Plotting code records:
────────
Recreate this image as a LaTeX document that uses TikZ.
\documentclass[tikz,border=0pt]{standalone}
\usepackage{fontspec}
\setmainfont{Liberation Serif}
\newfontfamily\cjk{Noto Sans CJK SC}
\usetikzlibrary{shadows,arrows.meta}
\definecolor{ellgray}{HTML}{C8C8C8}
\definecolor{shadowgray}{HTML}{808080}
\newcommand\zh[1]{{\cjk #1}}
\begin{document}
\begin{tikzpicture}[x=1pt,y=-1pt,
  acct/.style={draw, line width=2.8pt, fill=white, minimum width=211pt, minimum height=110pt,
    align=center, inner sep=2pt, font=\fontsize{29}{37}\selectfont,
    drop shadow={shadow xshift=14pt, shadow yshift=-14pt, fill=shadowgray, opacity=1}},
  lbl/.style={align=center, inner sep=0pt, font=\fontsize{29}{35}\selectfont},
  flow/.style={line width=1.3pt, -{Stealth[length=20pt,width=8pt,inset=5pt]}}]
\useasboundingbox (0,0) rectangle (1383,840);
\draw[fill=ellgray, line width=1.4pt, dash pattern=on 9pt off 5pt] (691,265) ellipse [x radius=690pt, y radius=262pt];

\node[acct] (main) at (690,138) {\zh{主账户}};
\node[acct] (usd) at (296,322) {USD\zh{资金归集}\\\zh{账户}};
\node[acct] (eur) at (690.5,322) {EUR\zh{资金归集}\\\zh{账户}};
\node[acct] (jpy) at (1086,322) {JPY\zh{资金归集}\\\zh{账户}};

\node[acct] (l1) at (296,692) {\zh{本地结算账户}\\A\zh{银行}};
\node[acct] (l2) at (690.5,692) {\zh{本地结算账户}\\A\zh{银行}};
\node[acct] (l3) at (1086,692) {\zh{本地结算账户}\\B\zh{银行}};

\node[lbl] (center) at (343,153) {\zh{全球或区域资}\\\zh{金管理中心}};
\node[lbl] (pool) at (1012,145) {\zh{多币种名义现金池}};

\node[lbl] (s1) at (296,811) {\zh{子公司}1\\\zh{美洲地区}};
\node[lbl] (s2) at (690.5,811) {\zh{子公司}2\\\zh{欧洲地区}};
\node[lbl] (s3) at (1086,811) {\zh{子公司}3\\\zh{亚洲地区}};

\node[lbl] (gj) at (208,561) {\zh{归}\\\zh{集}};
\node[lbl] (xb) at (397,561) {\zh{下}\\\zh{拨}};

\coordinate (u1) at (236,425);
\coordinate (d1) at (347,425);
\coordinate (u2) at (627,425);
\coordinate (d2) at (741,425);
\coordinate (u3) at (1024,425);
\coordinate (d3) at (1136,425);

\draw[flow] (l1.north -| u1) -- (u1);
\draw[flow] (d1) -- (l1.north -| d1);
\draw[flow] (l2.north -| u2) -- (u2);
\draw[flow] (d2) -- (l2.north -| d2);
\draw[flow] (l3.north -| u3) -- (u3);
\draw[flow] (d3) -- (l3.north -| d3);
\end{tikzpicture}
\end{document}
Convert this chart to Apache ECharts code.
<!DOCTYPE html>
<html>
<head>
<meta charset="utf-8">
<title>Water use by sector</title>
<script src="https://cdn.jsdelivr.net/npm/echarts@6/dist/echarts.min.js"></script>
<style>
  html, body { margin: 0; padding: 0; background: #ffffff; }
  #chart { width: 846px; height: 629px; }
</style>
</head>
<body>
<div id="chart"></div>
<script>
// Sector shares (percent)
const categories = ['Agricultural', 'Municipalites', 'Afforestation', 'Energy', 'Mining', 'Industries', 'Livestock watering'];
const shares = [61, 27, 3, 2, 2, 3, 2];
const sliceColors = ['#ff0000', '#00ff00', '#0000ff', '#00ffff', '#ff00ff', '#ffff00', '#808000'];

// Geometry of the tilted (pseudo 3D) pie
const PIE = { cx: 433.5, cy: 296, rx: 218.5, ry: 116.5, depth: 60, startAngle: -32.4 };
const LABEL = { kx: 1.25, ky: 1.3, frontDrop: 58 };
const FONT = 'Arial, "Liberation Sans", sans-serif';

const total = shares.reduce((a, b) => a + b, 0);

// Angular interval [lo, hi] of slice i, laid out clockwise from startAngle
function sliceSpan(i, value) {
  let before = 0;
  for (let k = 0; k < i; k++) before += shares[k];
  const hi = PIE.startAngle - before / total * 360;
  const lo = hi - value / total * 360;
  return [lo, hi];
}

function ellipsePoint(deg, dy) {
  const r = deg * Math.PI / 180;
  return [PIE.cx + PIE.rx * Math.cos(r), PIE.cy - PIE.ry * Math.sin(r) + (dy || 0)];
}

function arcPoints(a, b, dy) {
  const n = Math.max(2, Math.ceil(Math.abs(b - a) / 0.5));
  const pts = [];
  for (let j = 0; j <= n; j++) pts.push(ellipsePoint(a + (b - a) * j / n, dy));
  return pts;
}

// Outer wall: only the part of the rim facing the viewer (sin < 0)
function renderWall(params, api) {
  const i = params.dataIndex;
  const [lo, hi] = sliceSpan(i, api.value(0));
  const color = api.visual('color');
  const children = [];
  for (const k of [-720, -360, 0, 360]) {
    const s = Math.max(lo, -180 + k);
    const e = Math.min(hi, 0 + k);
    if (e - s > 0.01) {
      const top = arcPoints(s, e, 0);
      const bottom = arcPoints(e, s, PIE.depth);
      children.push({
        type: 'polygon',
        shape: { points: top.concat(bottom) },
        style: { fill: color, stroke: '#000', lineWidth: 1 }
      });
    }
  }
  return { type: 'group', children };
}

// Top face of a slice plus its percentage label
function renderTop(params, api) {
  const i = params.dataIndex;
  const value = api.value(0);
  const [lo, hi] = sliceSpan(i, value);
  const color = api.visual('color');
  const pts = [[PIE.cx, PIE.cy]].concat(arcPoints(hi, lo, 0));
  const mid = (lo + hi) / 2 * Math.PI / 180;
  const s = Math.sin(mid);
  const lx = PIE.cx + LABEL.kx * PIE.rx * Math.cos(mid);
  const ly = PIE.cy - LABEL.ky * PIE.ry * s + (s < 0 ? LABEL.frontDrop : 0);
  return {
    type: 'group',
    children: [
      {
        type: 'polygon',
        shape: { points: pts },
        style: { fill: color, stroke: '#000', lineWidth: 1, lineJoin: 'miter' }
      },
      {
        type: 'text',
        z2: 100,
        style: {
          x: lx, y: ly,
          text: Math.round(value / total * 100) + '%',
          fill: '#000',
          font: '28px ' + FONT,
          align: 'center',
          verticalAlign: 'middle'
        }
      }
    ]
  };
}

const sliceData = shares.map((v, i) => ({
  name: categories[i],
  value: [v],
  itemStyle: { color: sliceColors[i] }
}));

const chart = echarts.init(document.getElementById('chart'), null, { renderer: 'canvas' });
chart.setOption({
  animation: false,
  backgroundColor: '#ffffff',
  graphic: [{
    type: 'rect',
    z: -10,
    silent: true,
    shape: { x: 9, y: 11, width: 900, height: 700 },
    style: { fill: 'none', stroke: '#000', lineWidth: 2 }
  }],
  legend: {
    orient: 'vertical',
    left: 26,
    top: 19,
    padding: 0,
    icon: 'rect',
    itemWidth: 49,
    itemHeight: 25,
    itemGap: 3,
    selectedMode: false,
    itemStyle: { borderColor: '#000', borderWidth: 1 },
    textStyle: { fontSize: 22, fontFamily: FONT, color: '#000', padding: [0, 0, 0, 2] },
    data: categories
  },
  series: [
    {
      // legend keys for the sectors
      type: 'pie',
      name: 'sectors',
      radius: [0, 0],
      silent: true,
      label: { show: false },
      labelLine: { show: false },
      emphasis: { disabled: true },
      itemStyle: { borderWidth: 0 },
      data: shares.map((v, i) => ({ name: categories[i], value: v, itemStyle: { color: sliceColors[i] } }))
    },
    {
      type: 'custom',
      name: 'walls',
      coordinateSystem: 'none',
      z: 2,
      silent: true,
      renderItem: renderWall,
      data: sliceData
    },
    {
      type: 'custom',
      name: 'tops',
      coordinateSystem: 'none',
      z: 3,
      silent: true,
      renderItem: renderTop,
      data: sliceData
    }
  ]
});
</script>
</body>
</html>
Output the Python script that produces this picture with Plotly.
────────
### Brief
Copy out every line that includes the word "script".

### Answer in full
<script src="https://cdn.jsdelivr.net/npm/echarts@6/dist/echarts.min.js"></script>
<script>
</script>
Output the Python script that produces this picture with Plotly.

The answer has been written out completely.